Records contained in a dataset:
>>>

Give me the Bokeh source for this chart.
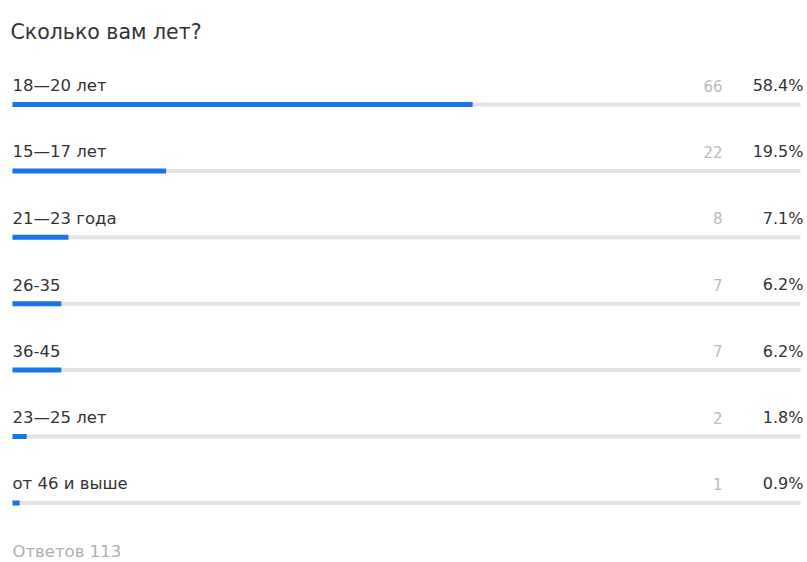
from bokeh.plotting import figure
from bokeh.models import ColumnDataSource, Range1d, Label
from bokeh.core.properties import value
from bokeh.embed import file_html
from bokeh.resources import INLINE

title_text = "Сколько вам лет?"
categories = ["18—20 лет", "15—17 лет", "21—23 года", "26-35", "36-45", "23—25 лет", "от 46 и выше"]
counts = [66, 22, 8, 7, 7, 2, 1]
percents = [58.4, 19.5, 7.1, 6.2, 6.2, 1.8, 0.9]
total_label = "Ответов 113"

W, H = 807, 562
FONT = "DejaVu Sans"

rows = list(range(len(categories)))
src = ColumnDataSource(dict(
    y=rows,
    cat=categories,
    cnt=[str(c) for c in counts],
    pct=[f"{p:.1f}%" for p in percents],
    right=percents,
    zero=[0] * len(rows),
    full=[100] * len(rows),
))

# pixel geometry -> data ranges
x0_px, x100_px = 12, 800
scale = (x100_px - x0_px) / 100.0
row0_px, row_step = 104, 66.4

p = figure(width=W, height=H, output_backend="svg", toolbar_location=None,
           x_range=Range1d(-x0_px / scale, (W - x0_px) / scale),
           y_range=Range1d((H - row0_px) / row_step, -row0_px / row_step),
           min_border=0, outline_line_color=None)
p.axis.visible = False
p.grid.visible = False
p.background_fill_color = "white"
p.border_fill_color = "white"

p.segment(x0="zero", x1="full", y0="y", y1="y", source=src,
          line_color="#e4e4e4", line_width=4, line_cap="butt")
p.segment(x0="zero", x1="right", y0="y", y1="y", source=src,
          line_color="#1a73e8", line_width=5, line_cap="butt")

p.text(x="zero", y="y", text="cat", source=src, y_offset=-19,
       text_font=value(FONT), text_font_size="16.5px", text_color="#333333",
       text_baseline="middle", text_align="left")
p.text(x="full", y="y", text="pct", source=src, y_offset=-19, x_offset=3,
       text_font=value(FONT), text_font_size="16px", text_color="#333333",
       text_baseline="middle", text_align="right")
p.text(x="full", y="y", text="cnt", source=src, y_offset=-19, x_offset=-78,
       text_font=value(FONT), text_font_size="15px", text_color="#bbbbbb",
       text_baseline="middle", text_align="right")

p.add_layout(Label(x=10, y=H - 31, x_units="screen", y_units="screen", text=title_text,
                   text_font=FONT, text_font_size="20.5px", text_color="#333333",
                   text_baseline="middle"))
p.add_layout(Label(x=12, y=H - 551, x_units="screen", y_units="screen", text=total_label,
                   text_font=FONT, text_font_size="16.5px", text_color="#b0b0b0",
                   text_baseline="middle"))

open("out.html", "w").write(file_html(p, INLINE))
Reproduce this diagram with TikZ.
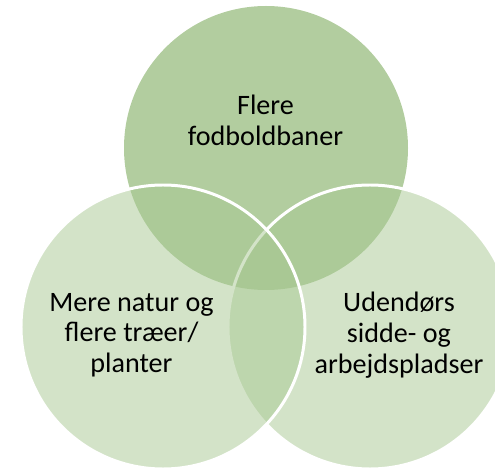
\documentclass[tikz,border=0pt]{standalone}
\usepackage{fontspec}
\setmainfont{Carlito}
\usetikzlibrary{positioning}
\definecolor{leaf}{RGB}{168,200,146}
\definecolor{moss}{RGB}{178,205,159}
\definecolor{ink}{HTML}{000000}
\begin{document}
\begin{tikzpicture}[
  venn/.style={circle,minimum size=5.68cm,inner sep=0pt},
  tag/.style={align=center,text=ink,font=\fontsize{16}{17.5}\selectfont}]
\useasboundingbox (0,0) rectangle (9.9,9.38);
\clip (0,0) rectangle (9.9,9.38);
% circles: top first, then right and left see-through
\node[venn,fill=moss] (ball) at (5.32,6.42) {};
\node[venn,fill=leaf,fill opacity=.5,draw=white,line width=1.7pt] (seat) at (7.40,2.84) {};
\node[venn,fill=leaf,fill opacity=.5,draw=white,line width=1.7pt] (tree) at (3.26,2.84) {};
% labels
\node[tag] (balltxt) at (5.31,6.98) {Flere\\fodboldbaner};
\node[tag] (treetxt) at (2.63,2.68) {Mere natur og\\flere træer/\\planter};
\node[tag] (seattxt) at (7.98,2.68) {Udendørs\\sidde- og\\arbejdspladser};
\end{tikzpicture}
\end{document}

<<<

From the line with "Reproduce this diagram with TikZ." down to the end of the entries, retype each line exactly as written, but drop the pictures.

• **TASK RESPONSE**
Reproduce this diagram with TikZ.
\documentclass[tikz,border=0pt]{standalone}
\usepackage{fontspec}
\setmainfont{Carlito}
\usetikzlibrary{positioning}
\definecolor{leaf}{RGB}{168,200,146}
\definecolor{moss}{RGB}{178,205,159}
\definecolor{ink}{HTML}{000000}
\begin{document}
\begin{tikzpicture}[
  venn/.style={circle,minimum size=5.68cm,inner sep=0pt},
  tag/.style={align=center,text=ink,font=\fontsize{16}{17.5}\selectfont}]
\useasboundingbox (0,0) rectangle (9.9,9.38);
\clip (0,0) rectangle (9.9,9.38);
% circles: top first, then right and left see-through
\node[venn,fill=moss] (ball) at (5.32,6.42) {};
\node[venn,fill=leaf,fill opacity=.5,draw=white,line width=1.7pt] (seat) at (7.40,2.84) {};
\node[venn,fill=leaf,fill opacity=.5,draw=white,line width=1.7pt] (tree) at (3.26,2.84) {};
% labels
\node[tag] (balltxt) at (5.31,6.98) {Flere\\fodboldbaner};
\node[tag] (treetxt) at (2.63,2.68) {Mere natur og\\flere træer/\\planter};
\node[tag] (seattxt) at (7.98,2.68) {Udendørs\\sidde- og\\arbejdspladser};
\end{tikzpicture}
\end{document}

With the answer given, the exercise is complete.